I just finished A. J. Jacobs’ New York Times bestseller, The Year of Living Biblically: One Man’s Humble Quest to Follow the Bible as Literally as Possible. Jacobs is a secular Jew who vows to live according to both the Old and New Testaments every day for an entire year. Despite what you may think of his quest, his humorous (and often poignant) reflections on the challenge of putting the Bible into practice are well worth the read. (Not to be missed are how he stones an adulterer in Manhattan and how his wife cleverly subverts his attempts to adhere to Old Testament laws concerning menstruating women!)

Applying the Scriptures to life—your own or another’s—seems like a fairly straightforward task until you really begin to think about it (or try to teach others to do so). As a biblical counselor, I’m constantly seeking to connect people with the life-giving message of Scripture. I seek to do that in my own life as well as I read and study the Word. Certainly, unless the indwelling Spirit guides me, I’m sure to misfire. We depend on God’s Spirit as we set about this task. But how exactly should we approach “application”?

In the past, I might have simply asked, “What general principle does this text teach and how does that idea work out in my life today?” (Of course, even to do this, I should have some sense of the intent of the passage for the original audience.) Now that’s not inappropriate, but it is incomplete. Why? Because it’s the equivalent of focusing on one scene in a movie without understanding its relationship to the plot line of the film. How can you make sense of the scene without understanding the whole story? The same is true of Scripture. The Bible is God’s revelation of his redemption to his people over the course of history, which culminates in the death and resurrection of Jesus Christ and the outpouring of his Spirit upon the church. Jesus tells his disciples that everything in the Old Testament points to him (Luke 24:44–47).
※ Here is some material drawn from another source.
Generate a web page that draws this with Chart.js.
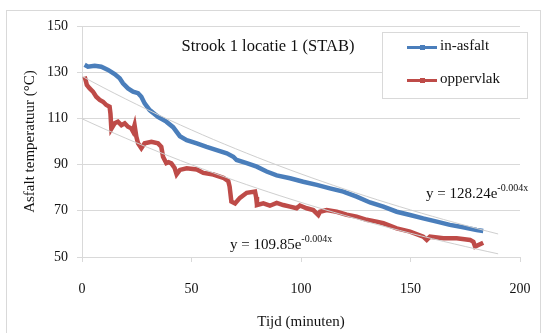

This is not to say that every passage speaks explicitly about Jesus Christ, but rather that the story of God’s unfolding kingdom, centered on Jesus, is the backdrop against which any passage must be understood and applied.

So, when I think about application now, I ask, “What is God communicating to his people at the particular point in redemptive history when he spoke? How does it relate to what comes before and after it in the story?” Then I am better primed to ask, “How should this passage, now understood in light of Jesus’ first and second comings, shape my motives, thoughts, emotions, words, and actions?”

This redemptive thrust is sorely missing in A. J. Jacobs’ book. His approach is devoid of the triune God who tells his story so that people might turn to him and find forgiveness from their sin and comfort in their suffering as they await the renewal of the entire cosmos. Unfortunately, even Christians, as we use the Bible, can do so in a way that minimizes the person and power of Jesus Christ. How about you? What’s your approach to biblical application, both personally and in the context of ministry? Is it gospel-centered? What have you found helpful in your quest to “live biblically”?